**CHALLENGE**
Give the material once more, word for word, without any images.

******************************

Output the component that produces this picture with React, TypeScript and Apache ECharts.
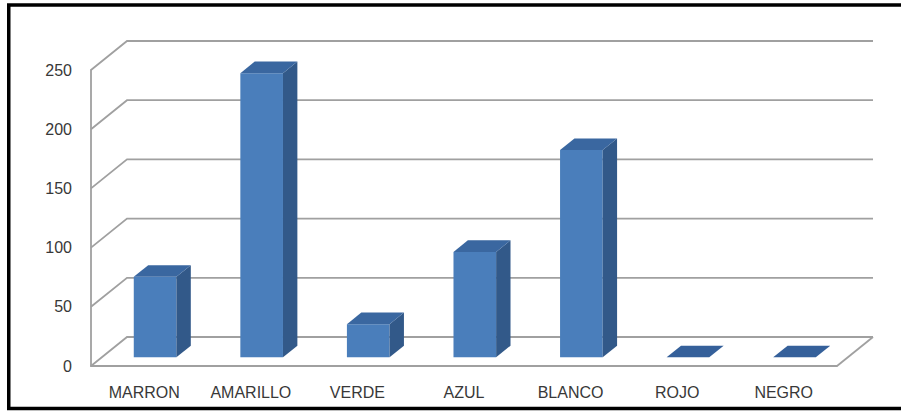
import React, { useEffect, useRef } from "react";
import * as echarts from "echarts";

const categories = ["MARRON", "AMARILLO", "VERDE", "AZUL", "BLANCO", "ROJO", "NEGRO"];
const values = [68, 240, 28, 89, 175, 0, 0];
const yTicks = [0, 50, 100, 150, 200, 250];

// 3D projection parameters (pixels)
const DEPTH_X = 36;
const DEPTH_Y = -29;
const BAR_FRONT = 0.3; // fraction of depth where bar front face sits
const BAR_DEPTH = 0.4; // fraction of depth occupied by bar
const BAR_WIDTH = 0.4; // fraction of category band

const GRID_COLOR = "#a0a0a0";
const GRID_WIDTH = 1.8;
const FRONT_COLOR = "#4a7ebb";
const SIDE_COLOR = "#325989";
const TOP_COLOR = "#3a67a0";
const TEXT_COLOR = "#383838";

export default function App() {
  const ref = useRef<HTMLDivElement>(null);

  useEffect(() => {
    if (!ref.current) return;
    const chart = echarts.init(ref.current, undefined, { renderer: "svg" });

    const option: any = {
      animation: false,
      backgroundColor: "#ffffff",
      grid: { left: 91, top: 70, width: 746, height: 296, containLabel: false },
      xAxis: {
        type: "category",
        data: categories,
        axisLine: { show: true, lineStyle: { color: GRID_COLOR, width: GRID_WIDTH } },
        axisTick: { show: false },
        splitLine: { show: false },
        axisLabel: {
          color: TEXT_COLOR,
          fontFamily: "Liberation Sans, Arial, sans-serif",
          fontSize: 16,
          margin: 18,
          interval: 0,
        },
      },
      yAxis: {
        type: "value",
        min: 0,
        max: 250,
        interval: 50,
        axisLine: { show: true, lineStyle: { color: GRID_COLOR, width: GRID_WIDTH } },
        axisTick: { show: false },
        splitLine: { show: false },
        axisLabel: {
          color: TEXT_COLOR,
          fontFamily: "Liberation Sans, Arial, sans-serif",
          fontSize: 16,
          margin: 19,
        },
      },
      graphic: [
        {
          type: "rect",
          shape: { x: 8.75, y: 5, width: 900, height: 403.5 },
          style: { fill: "none", stroke: "#000000", lineWidth: 3.5 },
          z: 100,
        },
      ],
      series: [
        {
          type: "custom",
          name: "walls",
          data: [[0, 0]],
          z: 1,
          silent: true,
          renderItem: (params: any, api: any) => {
            const cs = params.coordSys;
            const x0 = cs.x;
            const x1 = cs.x + cs.width;
            const children: any[] = [];
            yTicks.forEach((t) => {
              const y = api.coord([0, t])[1];
              children.push({
                type: "polyline",
                shape: {
                  points: [
                    [x0, y],
                    [x0 + DEPTH_X, y + DEPTH_Y],
                    [x1 + DEPTH_X, y + DEPTH_Y],
                  ],
                },
                style: { stroke: GRID_COLOR, lineWidth: GRID_WIDTH, fill: "none" },
              });
            });
            const yb = api.coord([0, 0])[1];
            children.push({
              type: "line",
              shape: { x1: x1, y1: yb, x2: x1 + DEPTH_X, y2: yb + DEPTH_Y },
              style: { stroke: GRID_COLOR, lineWidth: GRID_WIDTH },
            });
            return { type: "group", children };
          },
        },
        {
          type: "custom",
          name: "bars",
          z: 2,
          data: values.map((v, i) => [i, v]),
          encode: { x: 0, y: 1 },
          renderItem: (params: any, api: any) => {
            const idx = api.value(0);
            const val = api.value(1);
            const p0 = api.coord([idx, 0]);
            const pv = api.coord([idx, val]);
            const band = api.size([1, 0])[0];
            const w = band * BAR_WIDTH;
            const fx = BAR_FRONT * DEPTH_X;
            const fy = BAR_FRONT * DEPTH_Y;
            const dx = BAR_DEPTH * DEPTH_X;
            const dy = BAR_DEPTH * DEPTH_Y;
            const xl = p0[0] - w / 2 + fx;
            const xr = xl + w;
            const yb = p0[1] + fy;
            const yt = pv[1] + fy;
            const children: any[] = [];
            if (yb - yt > 0.5) {
              children.push({
                type: "rect",
                shape: { x: xl, y: yt, width: w, height: yb - yt },
                style: { fill: FRONT_COLOR },
              });
              children.push({
                type: "polygon",
                shape: {
                  points: [
                    [xr, yb],
                    [xr + dx, yb + dy],
                    [xr + dx, yt + dy],
                    [xr, yt],
                  ],
                },
                style: { fill: SIDE_COLOR },
              });
            }
            children.push({
              type: "polygon",
              shape: {
                points: [
                  [xl, yt],
                  [xr, yt],
                  [xr + dx, yt + dy],
                  [xl + dx, yt + dy],
                ],
              },
              style: { fill: yb - yt > 0.5 ? TOP_COLOR : "#35609a" },
            });
            return { type: "group", children };
          },
        },
      ],
    };

    chart.setOption(option);
    return () => chart.dispose();
  }, []);

  return (
    <div
      ref={ref}
      style={{ position: "absolute", left: 0, top: 0, width: 901, height: 411 }}
    />
  );
}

******************************

**WRITTEN RESPONSE**
Output the component that produces this picture with React, TypeScript and Apache ECharts.
import React, { useEffect, useRef } from "react";
import * as echarts from "echarts";

const categories = ["MARRON", "AMARILLO", "VERDE", "AZUL", "BLANCO", "ROJO", "NEGRO"];
const values = [68, 240, 28, 89, 175, 0, 0];
const yTicks = [0, 50, 100, 150, 200, 250];

// 3D projection parameters (pixels)
const DEPTH_X = 36;
const DEPTH_Y = -29;
const BAR_FRONT = 0.3; // fraction of depth where bar front face sits
const BAR_DEPTH = 0.4; // fraction of depth occupied by bar
const BAR_WIDTH = 0.4; // fraction of category band

const GRID_COLOR = "#a0a0a0";
const GRID_WIDTH = 1.8;
const FRONT_COLOR = "#4a7ebb";
const SIDE_COLOR = "#325989";
const TOP_COLOR = "#3a67a0";
const TEXT_COLOR = "#383838";

export default function App() {
  const ref = useRef<HTMLDivElement>(null);

  useEffect(() => {
    if (!ref.current) return;
    const chart = echarts.init(ref.current, undefined, { renderer: "svg" });

    const option: any = {
      animation: false,
      backgroundColor: "#ffffff",
      grid: { left: 91, top: 70, width: 746, height: 296, containLabel: false },
      xAxis: {
        type: "category",
        data: categories,
        axisLine: { show: true, lineStyle: { color: GRID_COLOR, width: GRID_WIDTH } },
        axisTick: { show: false },
        splitLine: { show: false },
        axisLabel: {
          color: TEXT_COLOR,
          fontFamily: "Liberation Sans, Arial, sans-serif",
          fontSize: 16,
          margin: 18,
          interval: 0,
        },
      },
      yAxis: {
        type: "value",
        min: 0,
        max: 250,
        interval: 50,
        axisLine: { show: true, lineStyle: { color: GRID_COLOR, width: GRID_WIDTH } },
        axisTick: { show: false },
        splitLine: { show: false },
        axisLabel: {
          color: TEXT_COLOR,
          fontFamily: "Liberation Sans, Arial, sans-serif",
          fontSize: 16,
          margin: 19,
        },
      },
      graphic: [
        {
          type: "rect",
          shape: { x: 8.75, y: 5, width: 900, height: 403.5 },
          style: { fill: "none", stroke: "#000000", lineWidth: 3.5 },
          z: 100,
        },
      ],
      series: [
        {
          type: "custom",
          name: "walls",
          data: [[0, 0]],
          z: 1,
          silent: true,
          renderItem: (params: any, api: any) => {
            const cs = params.coordSys;
            const x0 = cs.x;
            const x1 = cs.x + cs.width;
            const children: any[] = [];
            yTicks.forEach((t) => {
              const y = api.coord([0, t])[1];
              children.push({
                type: "polyline",
                shape: {
                  points: [
                    [x0, y],
                    [x0 + DEPTH_X, y + DEPTH_Y],
                    [x1 + DEPTH_X, y + DEPTH_Y],
                  ],
                },
                style: { stroke: GRID_COLOR, lineWidth: GRID_WIDTH, fill: "none" },
              });
            });
            const yb = api.coord([0, 0])[1];
            children.push({
              type: "line",
              shape: { x1: x1, y1: yb, x2: x1 + DEPTH_X, y2: yb + DEPTH_Y },
              style: { stroke: GRID_COLOR, lineWidth: GRID_WIDTH },
            });
            return { type: "group", children };
          },
        },
        {
          type: "custom",
          name: "bars",
          z: 2,
          data: values.map((v, i) => [i, v]),
          encode: { x: 0, y: 1 },
          renderItem: (params: any, api: any) => {
            const idx = api.value(0);
            const val = api.value(1);
            const p0 = api.coord([idx, 0]);
            const pv = api.coord([idx, val]);
            const band = api.size([1, 0])[0];
            const w = band * BAR_WIDTH;
            const fx = BAR_FRONT * DEPTH_X;
            const fy = BAR_FRONT * DEPTH_Y;
            const dx = BAR_DEPTH * DEPTH_X;
            const dy = BAR_DEPTH * DEPTH_Y;
            const xl = p0[0] - w / 2 + fx;
            const xr = xl + w;
            const yb = p0[1] + fy;
            const yt = pv[1] + fy;
            const children: any[] = [];
            if (yb - yt > 0.5) {
              children.push({
                type: "rect",
                shape: { x: xl, y: yt, width: w, height: yb - yt },
                style: { fill: FRONT_COLOR },
              });
              children.push({
                type: "polygon",
                shape: {
                  points: [
                    [xr, yb],
                    [xr + dx, yb + dy],
                    [xr + dx, yt + dy],
                    [xr, yt],
                  ],
                },
                style: { fill: SIDE_COLOR },
              });
            }
            children.push({
              type: "polygon",
              shape: {
                points: [
                  [xl, yt],
                  [xr, yt],
                  [xr + dx, yt + dy],
                  [xl + dx, yt + dy],
                ],
              },
              style: { fill: yb - yt > 0.5 ? TOP_COLOR : "#35609a" },
            });
            return { type: "group", children };
          },
        },
      ],
    };

    chart.setOption(option);
    return () => chart.dispose();
  }, []);

  return (
    <div
      ref={ref}
      style={{ position: "absolute", left: 0, top: 0, width: 901, height: 411 }}
    />
  );
}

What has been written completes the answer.